Protein Sequencing Disputes Linnaeus

Comparing the proteins of a 300-year-old pickled elephant fetus with modern sequence data challenges Carl Linnaeus’s decision to assign it as the Asian elephant type specimen.

Nov 6, 2013
Jef Akst

An Asian elephant (Elephas maximus)FLICKR, ARRAN ETSequencing proteins collected from an old specimen of a fetal elephant, examined by Carl Linnaeus in the mid-18th century, has revealed that the founding father of modern taxonomy got it wrong: what he called the type specimen of the Asian elephant is actually a baby African elephant, according to a study published this week (November 4) in the Zoological Journal of the Linnean Society.

Linnaeus acquired the specimen after convincing King Adolf Frederick of Sweden to purchase it for his personal collection. “I am pleased that the little elephant has arrived. If he costs a lot, he was worth it. Certainly, he is as rare as a diamond,” Linnaeus wrote in a letter to a friend dated May 18, 1753, according to Nature.

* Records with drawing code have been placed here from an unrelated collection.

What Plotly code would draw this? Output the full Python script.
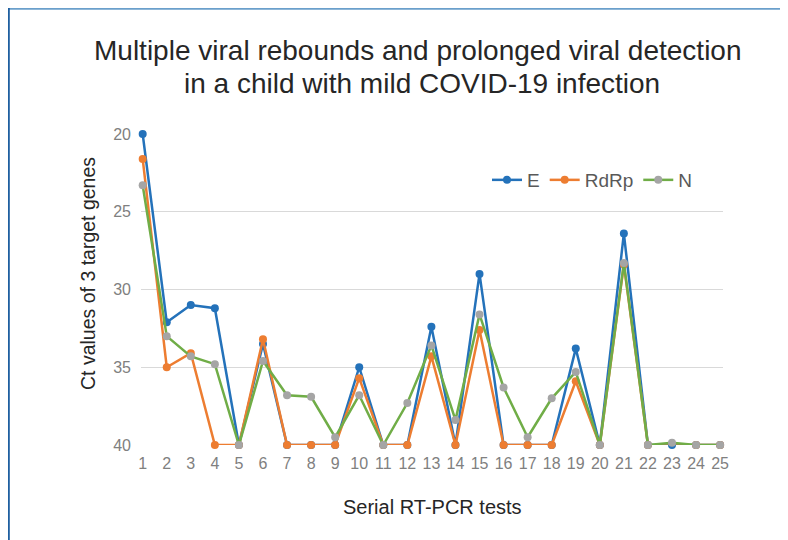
import plotly.graph_objects as go

tests = list(range(1, 26))
tick_labels = [str(i) for i in tests]
E = [20.0, 32.1, 31.0, 31.2, 40, 33.5, 40, 40, 40, 35.0, 40, 40, 32.4, 40, 29.0, 40, 40, 40, 33.8, 40, 26.4, 40, 40, 40, 40]
RdRp = [21.6, 35.0, 34.1, 40, 40, 33.2, 40, 40, 40, 35.7, 40, 40, 34.3, 40, 32.6, 40, 40, 40, 35.9, 40, 28.4, 40, 40.05, 40, 40]
N = [23.3, 33.0, 34.3, 34.8, 40, 34.6, 36.8, 36.9, 39.5, 36.8, 40, 37.3, 33.6, 38.4, 31.6, 36.3, 39.5, 37.0, 35.3, 40, 28.3, 40, 39.85, 40, 40]

series = [
    ("E", E, "#2472BA", "#2472BA"),
    ("RdRp", RdRp, "#ED7D31", "#ED7D31"),
    ("N", N, "#70AD47", "#A5A5A5"),
]

fig = go.Figure()
for name, vals, lc, mc in series:
    fig.add_trace(go.Scatter(
        x=tests, y=vals, name=name, mode="lines+markers",
        line=dict(color=lc, width=2.5),
        marker=dict(color=mc, size=8),
        cliponaxis=False,
    ))

OFF = 8  # page body margin
W, H = 788, 540
L, T = 141 - OFF, 134 - OFF
R = W - (723 - OFF)
B = H - (445 - OFF)
pw, ph = W - L - R, H - T - B


def px(sx):
    return (sx - OFF - L) / pw


def py(sy):
    return (H - B - (sy - OFF)) / ph


title_font = dict(family="Liberation Sans, Arial, sans-serif", size=28, color="#262626")
annotations = [
    dict(text="Multiple viral rebounds and prolonged viral detection", x=px(418), y=py(50),
         xref="paper", yref="paper", xanchor="center", yanchor="middle", showarrow=False, font=title_font),
    dict(text="in a child with mild COVID-19 infection", x=px(422), y=py(83),
         xref="paper", yref="paper", xanchor="center", yanchor="middle", showarrow=False, font=title_font),
    dict(text="Serial RT-PCR tests", x=px(432), y=py(507),
         xref="paper", yref="paper", xanchor="center", yanchor="middle", showarrow=False,
         font=dict(size=20, color="#262626")),
    dict(text="Ct values of 3 target genes", x=px(88), y=py(274), textangle=-90,
         xref="paper", yref="paper", xanchor="center", yanchor="middle", showarrow=False,
         font=dict(size=19.5, color="#262626")),
]

fig.update_layout(
    width=W, height=H,
    margin=dict(l=L, r=R, t=T, b=B, pad=0),
    paper_bgcolor="white", plot_bgcolor="white",
    font=dict(family="Liberation Sans, Arial, sans-serif", color="#595959"),
    xaxis=dict(
        range=[0.93, 25.12], tickmode="array", tickvals=tests, ticktext=tick_labels,
        showgrid=False, zeroline=False, showline=False, ticks="",
        tickfont=dict(size=16, color="#808080"), ticklabelstandoff=7,
    ),
    yaxis=dict(
        range=[40, 20], tickvals=[20, 25, 30, 35, 40],
        showgrid=True, gridcolor="#D9D9D9", gridwidth=1, zeroline=False, showline=False, ticks="",
        tickfont=dict(size=16, color="#808080"), ticklabelstandoff=9,
    ),
    legend=dict(
        orientation="h", x=px(487), xanchor="left", y=py(180), yanchor="middle",
        font=dict(size=19, color="#595959"), bgcolor="rgba(0,0,0,0)",
        itemwidth=30, tracegroupgap=0,
    ),
    showlegend=True,
    annotations=annotations,
    shapes=[
        dict(type="line", xref="paper", yref="paper", x0=px(8), x1=px(W + 20), y0=py(OFF + 0.8), y1=py(OFF + 0.8),
             line=dict(color="#6A9FCB", width=2)),
        dict(type="line", xref="paper", yref="paper", x0=px(OFF + 0.8), x1=px(OFF + 0.8), y0=py(OFF), y1=py(H + 20),
             line=dict(color="#1F5FA0", width=2)),
    ],
)

fig.write_html("out.html")
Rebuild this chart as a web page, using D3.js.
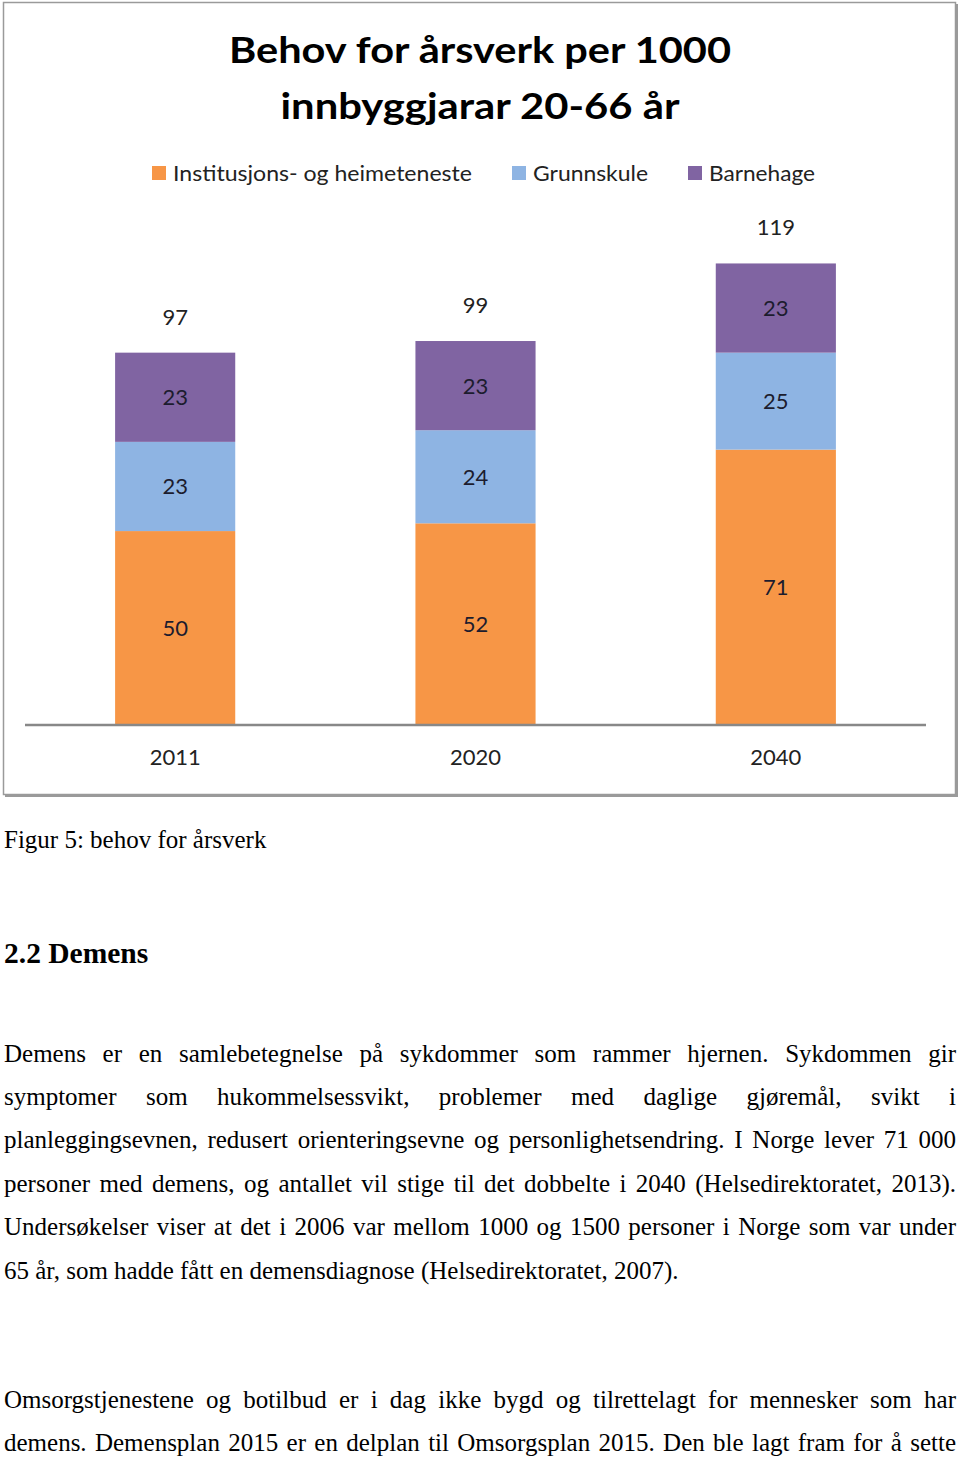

The taxonomist described the fetus in his life’s work—Systema Naturae, published in 1735—as Elephas maximus, now commonly known as the Asian elephant. But when the specimen was transferred to the Swedish Natural History Museum in the early 1800s, the curators began to suspect the baby was actually an African elephant, with its unusually large ears and domed head.

A century later, Anthea Gentry, a mammals curator at the London Natural History Museum, decided to investigate further, but the animal’s DNA proved too degraded to yield conclusive evidence. Even ancient-DNA expert Tom Gilbert at the University of Copenhagen was unable to get a good read. So Gilbert and his colleague Enrico Cappellini turned to the elephant’s proteins, which were more stable. Sure enough, the sequence of a protein collected from the specimen’s esophagus matched the protein of the African elephant, not of the Asian variety.

“This is first and foremost a really cool science detective story,” Kris Helgen, a mammals curator at the Smithsonian Institution in Washington DC, told Nature.

The study also “demonstrates the power of studying ancient proteins,” Nature reported, noting that protein sequencing “could push the molecular fossil record back millions of years, as well as revealing biological insights that cannot be gleaned from genetic material alone.”